A Love Letter to Wine: How Taste Matures Like a Good Life

I loved you too early.

At eighteen—barely legal in Europe, entirely illegal in America—I met you at a long dinner table in Madrid. You were Rioja, and I was wide-eyed and foreign. I tried to love you fast, slurping and smiling, pretending to understand your structure. I didn’t. But I wanted to. You were earthy, bold, and slightly beyond me. I took you in anyway.

In those days, I wanted wine like I wanted life: bright, fast, with obvious charm. Sauvignon Blanc. Something cold, floral, crisp, and easy. Something I could drink while dancing in the kitchen or flirting from a rooftop bar. I didn’t know then that ease wasn’t the same as depth, that clarity sometimes overshadows complexity. I didn’t know how to wait for the second glass to speak.

But time, as it does, aged me. Softened some edges, sharpened others. And somewhere along the way—between heartbreaks and birthdays, between moving apartments and marrying into a military life—I found myself reaching for a different bottle.

I stopped craving the sweetness of immediacy and started craving the quiet hush of something oak-aged. I fell for Grenache. For rustic Nebbiolo. For the wines that didn’t ask for my attention, but held it. Wines that whispered instead of shouted. Wines with patience.

And so it is with life.

The things we fall in love with at first sip—people, places, dreams—are often light and loud and easy to love. But over time, we come to admire what’s more textured. We learn to appreciate restraint. We fall for nuance. We begin to see that pleasure doesn’t always come wrapped in brightness, but in balance—that elusive middle note where everything aligns, even briefly.
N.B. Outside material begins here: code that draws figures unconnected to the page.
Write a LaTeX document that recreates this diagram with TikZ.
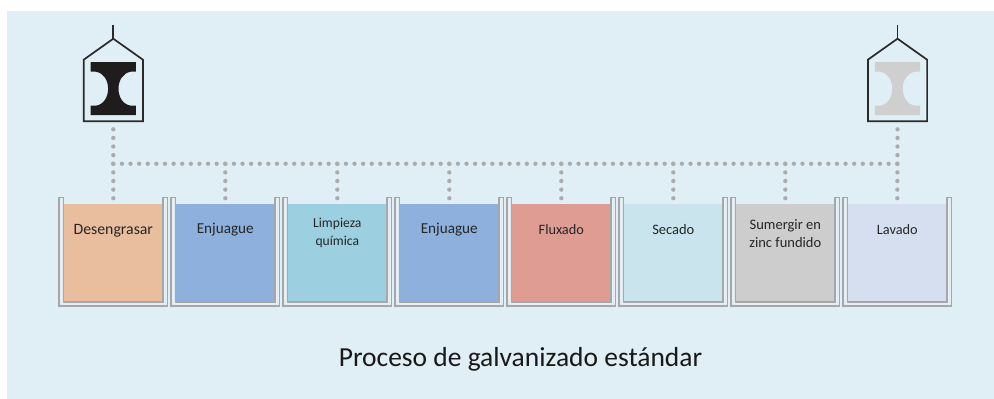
\documentclass[tikz,border=0pt]{standalone}
\usepackage{fontspec}
\setmainfont{Carlito}
\definecolor{bgblue}{HTML}{E0EEF5}
\definecolor{dotgray}{HTML}{A9ABAE}
\definecolor{wallgray}{HTML}{A4A8AB}
\definecolor{wallfill}{HTML}{E4EEF3}
\definecolor{ink}{HTML}{2A2A2A}
\definecolor{beamdark}{HTML}{1E1C1D}
\definecolor{beamlight}{HTML}{CFCFD0}
\definecolor{tk1}{HTML}{E9BE9F}
\definecolor{tk2}{HTML}{8EB0DC}
\definecolor{tk3}{HTML}{9CCFE0}
\definecolor{tk4}{HTML}{8EB0DC}
\definecolor{tk5}{HTML}{DF9C93}
\definecolor{tk6}{HTML}{C9E4EC}
\definecolor{tk7}{HTML}{CDCDCD}
\definecolor{tk8}{HTML}{D5DFEF}
\tikzset{
  dotline/.style={dotgray,line width=4.3pt,line cap=round,dash pattern=on 0pt off 8.615pt},
  liquid/.style={minimum width=99.6pt,minimum height=97.5pt,inner sep=0pt,outer sep=0pt,anchor=north},
  wall/.style={draw=wallgray,fill=wallfill,line width=1.7pt,line join=miter},
  hanger/.style={draw=ink,line width=1.7pt,line join=miter},
  tanklabel/.style={text=black!85,align=center,inner sep=0pt},
  title/.style={font=\fontsize{27.5}{30}\selectfont,text=black!90,inner sep=0pt,anchor=base}
}
\begin{document}
\begin{tikzpicture}[x=1pt,y=-1pt]
\useasboundingbox (0,0) rectangle (994,399);
\fill[bgblue] (7,11) rectangle (994,399);
% tanks
\foreach \i/\lbl/\ly/\fs in {
  1/{Desengrasar}/230.5/15.8,
  2/{Enjuague}/229.5/15.2,
  3/{Limpieza\\química}/233/13.6,
  4/{Enjuague}/229.5/15.2,
  5/{Fluxado}/229.5/14.3,
  6/{Secado}/229.5/14.5,
  7/{Sumergir en\\zinc fundido}/233.5/14.5,
  8/{Lavado}/230/14.3}{
  \pgfmathsetmacro{\cx}{113.3+112*(\i-1)}
  \node[liquid,fill=tk\i] (tank\i) at (\cx,204) {};
  \draw[wall] (\cx-54.2,197.5) -- (\cx-54.2,306) -- (\cx+54.2,306) -- (\cx+54.2,197.5)
     -- (\cx+49.8,197.5) -- (\cx+49.8,301.7) -- (\cx-49.8,301.7) -- (\cx-49.8,197.5) -- cycle;
  \node[tanklabel,font=\fontsize{\fs}{17.3}\selectfont] (label\i) at (\cx,\ly) {\lbl};
}
% hoists
\foreach \n/\cx/\beam in {a/113.3/beamdark,b/897.5/beamlight}{
  \coordinate (hook\n) at (\cx,24.7);
  \coordinate (apex\n) at (\cx,38.7);
  \coordinate (drop\n) at (\cx,129.3);
  \draw[hanger] (hook\n) -- (apex\n);
  \draw[hanger] (apex\n) -- (\cx+29.6,59.7) -- (\cx+29.6,121.3) -- (\cx-29.6,121.3) -- (\cx-29.6,59.7) -- cycle;
  \fill[\beam] (\cx-22.6,62) -- (\cx+22.6,62) -- (\cx+22.6,71.7) -- (\cx+17.5,71.7)
     .. controls (\cx+9.5,73) and (\cx+5.2,80.5) .. (\cx+5.2,88.7)
     .. controls (\cx+5.2,97) and (\cx+9.5,104.5) .. (\cx+17.5,105.7)
     -- (\cx+22.6,105.7) -- (\cx+22.6,115) -- (\cx-22.6,115) -- (\cx-22.6,105.7) -- (\cx-17.5,105.7)
     .. controls (\cx-9.5,104.5) and (\cx-5.2,97) .. (\cx-5.2,88.7)
     .. controls (\cx-5.2,80.5) and (\cx-9.5,73) .. (\cx-17.5,71.7)
     -- (\cx-22.6,71.7) -- cycle;
}
% dotted rail
\coordinate (railstart) at (113.3,163.76);
\coordinate (railend) at (897.5,163.76);
\draw[dotline] (railstart) -- (railend);
\draw[dotline] (dropa) -- (tank1.north);
\draw[dotline] (dropb) -- (tank8.north);
\foreach \i in {2,...,7}{
  \pgfmathsetmacro{\cx}{113.3+112*(\i-1)}
  \coordinate (tap\i) at (\cx,163.76);
  \draw[dotline] (tap\i) -- (tank\i.north);
}
\node[title] (caption) at (520.5,366) {Proceso de galvanizado estándar};
\end{tikzpicture}
\end{document}
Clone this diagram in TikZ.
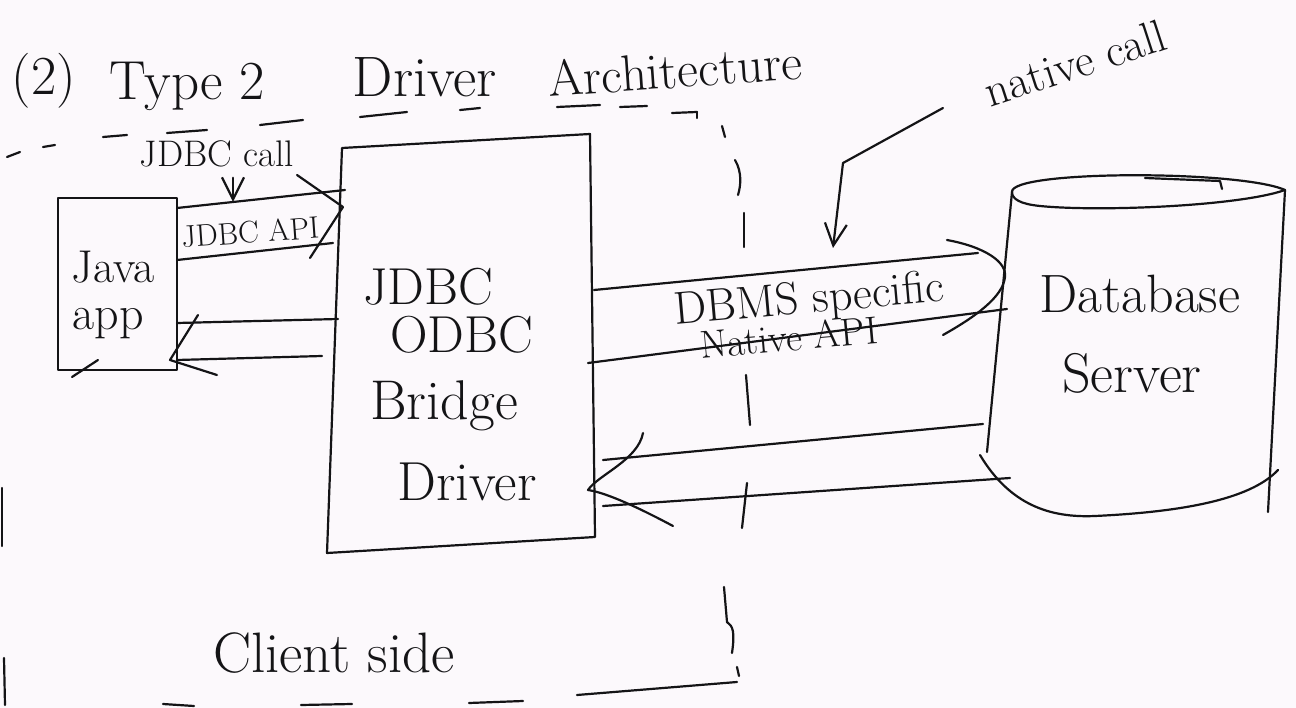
\documentclass[tikz,border=0pt]{standalone}
\usepackage{fontspec}
\usepackage{graphicx}
\usetikzlibrary{arrows.meta,calc}
\definecolor{paper}{RGB}{252,249,252}
\definecolor{ink}{RGB}{20,20,22}
\tikzset{
  pen/.style={draw=ink, line width=2.2pt, line cap=round, line join=round},
  box/.style={pen, rectangle, inner sep=0pt, outer sep=0pt},
  area/.style={rectangle, inner sep=0pt, outer sep=0pt},
  lbl/.style={text=ink, inner sep=0pt, anchor=base},
  barb/.style={pen, -{Straight Barb[length=22pt,width=22pt,line width=2.2pt]}},
}
\newcommand{\fs}[1]{\fontsize{#1}{#1}\selectfont}
\begin{document}
\begin{tikzpicture}[x=1pt,y=-1pt]
\fill[paper] (0,0) rectangle (1296,708);
\useasboundingbox (0,0) rectangle (1296,708);

% title
\node[lbl, font=\fs{55}] (t1) at (44,95) {(2)};
\node[lbl, font=\fs{55}] (t2) at (187,100) {Type 2};
\node[lbl, font=\fs{57}] (t3) at (425,97) {Driver};
\node[lbl, font=\fs{51}, rotate=4] (t4) at (676,88) {Architecture};

% client-side boundary (hand-dashed)
\foreach \a/\b/\c/\d in {7/157/20/152, 43/147/55/145, 103/137/127/135, 167/133/207/130,
  260/125/303/120, 360/117/407/112, 460/110/480/108, 557/107/600/105, 620/107/647/106,
  672/113/697/112, 697/112/697/118, 722/126/725/137, 744/213/744/247, 746/375/750/425,
  747/483/742/528, 737/667/739/676, 737/682/577/695, 523/701/469/703, 352/704/301/705,
  194/706/163/704, 2/488/2/546, 4/658/5/705}
  \draw[pen] (\a,\b) -- (\c,\d);
\draw[pen] (735,160) .. controls (742,172) and (741,185) .. (738,195);
\draw[pen] (724,587) -- (727,622) .. controls (733,626) and (735,632) .. (732,653);

% components
\node[box, minimum width=119pt, minimum height=172pt] (java) at (117.5,284) {};
\node[area, minimum width=261pt, minimum height=404pt] (br) at (463.5,348) {};
\draw[pen] ([xshift=9pt,yshift=-2pt]br.north west) -- ([xshift=-4pt,yshift=12pt]br.north east)
  -- ([xshift=1pt,yshift=13pt]br.south east) -- ([xshift=-6pt,yshift=-3pt]br.south west) -- cycle;
\node[area, minimum width=270pt, minimum height=320pt] (db) at (1142,350) {};

\node[lbl, font=\fs{46}] (javat) at (113,283) {Java};
\node[lbl, font=\fs{48}] (appt) at (108,330) {app};

\node[lbl, font=\fs{52}] (b1) at (428,305) {JDBC};
\node[lbl, font=\fs{52}] (b2) at (462,353) {ODBC};
\node[lbl, font=\fs{56}] (b3) at (444,420) {Bridge};
\node[lbl, font=\fs{55}] (b4) at (467,500) {Driver};

% database cylinder
\draw[pen] (1012,192) .. controls (1010,170) and (1240,170) .. (1285,190)
  .. controls (1240,206) and (1100,212) .. (1040,206)
  .. controls (1020,204) and (1012,199) .. (1012,192);
\draw[pen] (1145,178) -- (1220,181) -- (1222,189);
\draw[pen] (1012,192) -- (987,452);
\draw[pen] (1285,190) -- (1268,512);
\draw[pen] (980,455) .. controls (1010,505) and (1050,518) .. (1095,516)
  .. controls (1180,512) and (1250,500) .. (1278,470);
\node[lbl, font=\fs{54}] (d1) at (1140,313) {Database};
\node[lbl, font=\fs{56}] (d2) at (1132,393) {Server};

% JDBC call: java app -> bridge
\node[lbl, font=\fs{37}] (jc) at (217,167) {JDBC call};
\draw[barb] ([xshift=16pt,yshift=-10pt]jc.south) -- ++(0,24);
\node[lbl, font=\fs{31}, rotate=4] (ja) at (251,243) {JDBC API};
\draw[pen] ([yshift=-10pt]java.north east) -- ([xshift=12pt,yshift=-44pt]br.north west);
\draw[pen] ([yshift=-62pt]java.north east) -- ([yshift=-97pt]br.north west);
\coordinate (h1) at ([xshift=10pt,yshift=-61pt]br.north west);
\draw[pen] ($(h1)+(-46,-32)$) -- (h1) -- ($(h1)+(-33,51)$);

% result: bridge -> java app
\draw[pen] ([xshift=5pt,yshift=-173pt]br.north west) -- ([yshift=-125pt]java.north east);
\draw[pen] ([xshift=-11pt,yshift=-210pt]br.north west) -- ([yshift=-162pt]java.north east);
\coordinate (h2) at ([xshift=-7pt,yshift=-162pt]java.north east);
\draw[pen] ($(h2)+(28,-45)$) -- (h2) -- ($(h2)+(47,15)$);
\draw[pen] ([xshift=40pt,yshift=10pt]java.south west) -- ([xshift=14pt,yshift=-7pt]java.south west);

% native API: bridge -> database
\draw[pen] ([yshift=-144pt]br.north east) -- ([xshift=-29pt,yshift=-63pt]db.north west);
\draw[pen] ([xshift=-6pt,yshift=-217pt]br.north east) -- ([yshift=-119pt]db.north west);
\coordinate (h3) at ([xshift=-2pt,yshift=-87pt]db.north west);
\draw[pen] ($(h3)+(-58,-37)$) .. controls ($(h3)+(-20,-30)$) and ($(h3)+(2,-15)$) .. (h3)
  .. controls ($(h3)+(-2,20)$) and ($(h3)+(-30,40)$) .. ($(h3)+(-62,58)$);
\node[lbl, font=\fs{46}, rotate=5] (p1) at (810,313) {DBMS specific};
\node[lbl, font=\fs{39}, rotate=5] (p2) at (790,351) {Native API};

% result: database -> bridge
\draw[pen] ([xshift=-24pt,yshift=-234pt]db.north west) -- ([xshift=9pt,yshift=-314pt]br.north east);
\draw[pen] ([xshift=3pt,yshift=-288pt]db.north west) -- ([xshift=9pt,yshift=-360pt]br.north east);
\coordinate (h4) at ([xshift=-6pt,yshift=-344pt]br.north east);
\draw[pen] ($(h4)+(55,-57)$) .. controls ($(h4)+(50,-30)$) and ($(h4)+(10,-15)$) .. (h4)
  .. controls ($(h4)+(20,3)$) and ($(h4)+(55,20)$) .. ($(h4)+(85,36)$);

% native call annotation
\node[lbl, font=\fs{46}, rotate=18] (nc) at (1080,78) {native call};
\coordinate (ncs) at (943,108);
\coordinate (nck) at (843,163);
\coordinate (nct) at (833,248);
\draw[barb] (ncs) -- (nck) -- (nct);

\node[lbl, font=\fs{57}] (cs) at (334,672) {Client side};
\end{tikzpicture}
\end{document}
There are wines I’ve outgrown, and some that have waited patiently for me to return. I no longer drink to feel something new. I drink to remember. Or to mark something. Or to be present with what is.

I suppose that’s the difference between wanting wine and loving it.

I loved you when I didn’t understand you. I love you more now that I do.

And still—like all good love stories—you keep surprising me.